As the latest BofA Fund Manager Survey revealed, a growing number of respondents expressed concerns about economic growth amid rising rates and the stronger dollar, and were afraid that the biggest "rail risk", i.e., continued tightening by the Fed into a growth slowdown, i.e. a "policy mistake", could lead to a recession and/or a sharp drop in risk assets.
But while rising rates, a strong dollar and generally tighter financial conditions are clearly a risk to the bullish narrative, the question is at what point do higher rates overcome the favorable impact of stronger growth to pressure risk assets, because with the S&P just shy of all time highs again, that has not happened yet. Or, as Goldman's Ian Wright asks in a Monday afternoon note, "given the rise in US yields, how well risky assets can digest higher rates and when to rotate from equities to bonds" is the question everyone is asking.
Here, Wright makes two observations:
First, "as US yields have risen, the US and global equity risk premium have fallen (Exhibit 1), indicating the value in equities is falling compared with bonds (this has been less true in the UK, Japan and Europe, where the ERP has been more flat, primarily because bond yields have moved less)."
However, at the same time following a very strong earnings season - thanks to Trump tax reform - absolute valuations have also fallen (Exhibit 2), indicating that although drawdown risk is still present, the equity cycle could be prolonged.
So what happens next, and how long before rising rates topple the bullish narrative for stocks?
According to Wright, the answer whether equities will perform well from here "ultimately rests more on growth than rates" and the Goldman strategist going on to show, in the chart below, that historical performance supports this view, "with returns directly related to growth changes but generally unrelated to yield changes after growth is controlled for."

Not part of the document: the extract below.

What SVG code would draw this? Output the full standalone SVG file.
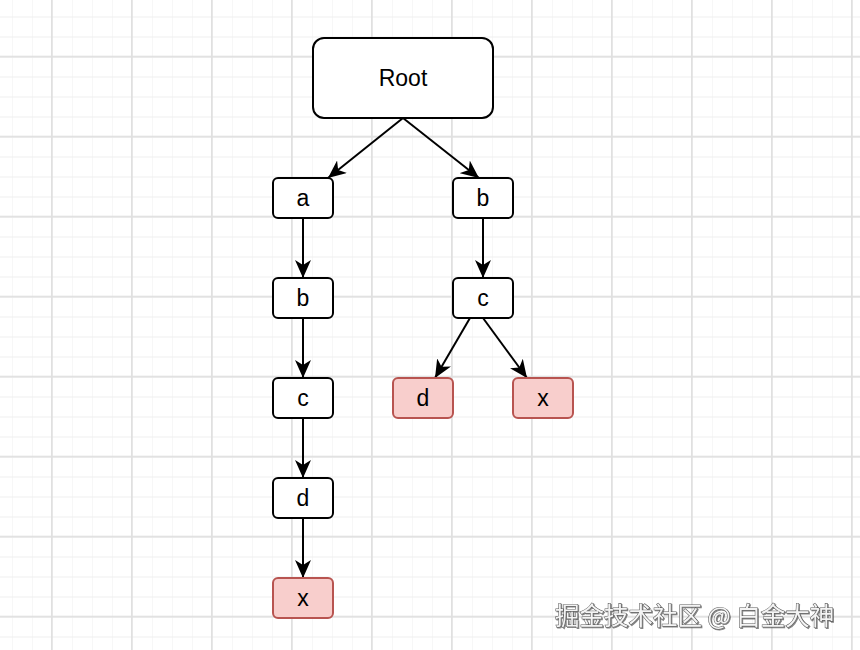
<svg xmlns="http://www.w3.org/2000/svg" width="860" height="650" viewBox="0 0 860 650">
<defs>
<style>
.minorh{stroke:#efefef;stroke-width:1}
.minorv{stroke:#f7f7f7;stroke-width:1}
.major{stroke:#e0e0e0;stroke-width:1.7}
.node rect{fill:#ffffff;stroke:#000000;stroke-width:2}
.node.hit rect{fill:#f8cecc;stroke:#b85450}
.node text{font-family:"Liberation Sans",Arial,sans-serif;font-size:23px;fill:#000;text-anchor:middle}
.edge{stroke:#000;stroke-width:2;fill:none;marker-end:url(#arr)}
.wm{font-family:"Noto Sans CJK SC","Liberation Sans",sans-serif;font-size:24.5px;fill:#f4f4f4;stroke:#5a5a5a;stroke-width:1.1;paint-order:stroke;filter:url(#sh)}
</style>
<marker id="arr" viewBox="0 0 18 16" refX="18" refY="8" markerWidth="18" markerHeight="16" markerUnits="userSpaceOnUse" orient="auto">
<path d="M0,0 L18,8 L0,16 L5,8 z" fill="#000"/>
</marker>
<filter id="sh" x="-5%" y="-20%" width="110%" height="140%">
<feDropShadow dx="1" dy="1" stdDeviation="0.6" flood-color="#333" flood-opacity="0.6"/>
</filter>
<pattern id="gminor" width="20" height="20" patternUnits="userSpaceOnUse" x="12" y="16.5">
<path d="M0.5,0 V20" class="minorv"/>
<path d="M0,0.5 H20" class="minorh"/>
</pattern>
<pattern id="gmajor" width="80" height="80" patternUnits="userSpaceOnUse" x="51" y="55.7">
<path d="M0.85,0 V80 M0,0.85 H80" class="major"/>
</pattern>
</defs>
<rect width="860" height="650" fill="#ffffff"/>
<rect width="860" height="650" fill="url(#gminor)"/>
<rect width="860" height="650" fill="url(#gmajor)"/>

<g id="connectors">
<line class="edge" x1="403" y1="118" x2="328" y2="178"/>
<line class="edge" x1="403" y1="118" x2="479" y2="178"/>
<line class="edge" x1="303" y1="218" x2="303" y2="278"/>
<line class="edge" x1="303" y1="318" x2="303" y2="378"/>
<line class="edge" x1="303" y1="418" x2="303" y2="478"/>
<line class="edge" x1="303" y1="518" x2="303" y2="578"/>
<line class="edge" x1="483" y1="218" x2="483" y2="278"/>
<line class="edge" x1="470" y1="318" x2="435" y2="378"/>
<line class="edge" x1="483" y1="318" x2="527" y2="378"/>
</g>

<g id="root" class="node"><rect x="313" y="38" width="180" height="80" rx="11"/><text x="403" y="86">Root</text></g>
<g id="a1" class="node"><rect x="273" y="178" width="60" height="40" rx="5"/><text x="303" y="206">a</text></g>
<g id="b1" class="node"><rect x="273" y="278" width="60" height="40" rx="5"/><text x="303" y="306">b</text></g>
<g id="c1" class="node"><rect x="273" y="378" width="60" height="40" rx="5"/><text x="303" y="406">c</text></g>
<g id="d1" class="node"><rect x="273" y="478" width="60" height="40" rx="5"/><text x="303" y="506">d</text></g>
<g id="x1" class="node hit"><rect x="273" y="578" width="60" height="40" rx="5"/><text x="303" y="606">x</text></g>
<g id="b2" class="node"><rect x="453" y="178" width="60" height="40" rx="5"/><text x="483" y="206">b</text></g>
<g id="c2" class="node"><rect x="453" y="278" width="60" height="40" rx="5"/><text x="483" y="306">c</text></g>
<g id="d2" class="node hit"><rect x="393" y="378" width="60" height="40" rx="5"/><text x="423" y="406">d</text></g>
<g id="x2" class="node hit"><rect x="513" y="378" width="60" height="40" rx="5"/><text x="543" y="406">x</text></g>

<text class="wm" x="555" y="625">掘金技术社区 @ 白金大神</text>
</svg>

Putting it together, Goldman explains how rates are growth are connected with this punchline:
in 2016/17 higher rates signalled strong growth expectations, which is why equities did well amid higher rates. But at some point higher rates turn from signalling an improvement in growth to signalling tighter financial conditions, which weighs on growth.
The good news is that according to Goldman, "growth will remain strong enough over the next 12 months so that higher rates alone will not drive a sharp turn in the cycle, although they may lessen returns."
What about after 12 months? Well, as readers may recall that's when the Wall Street consensus believes the next recession will begin.
The irony is that recessions are deflationary and tend to send yields sharply lower. Which is odd because just yesterday Goldman was warning that rates are set to spike in the coming years as the US approaches a fiscal crisis, with ~115% debt/GDP, suggesting that amid all this noise and mixed signals blasted at Goldman's clients, the only winner will be the Goldman prop desk.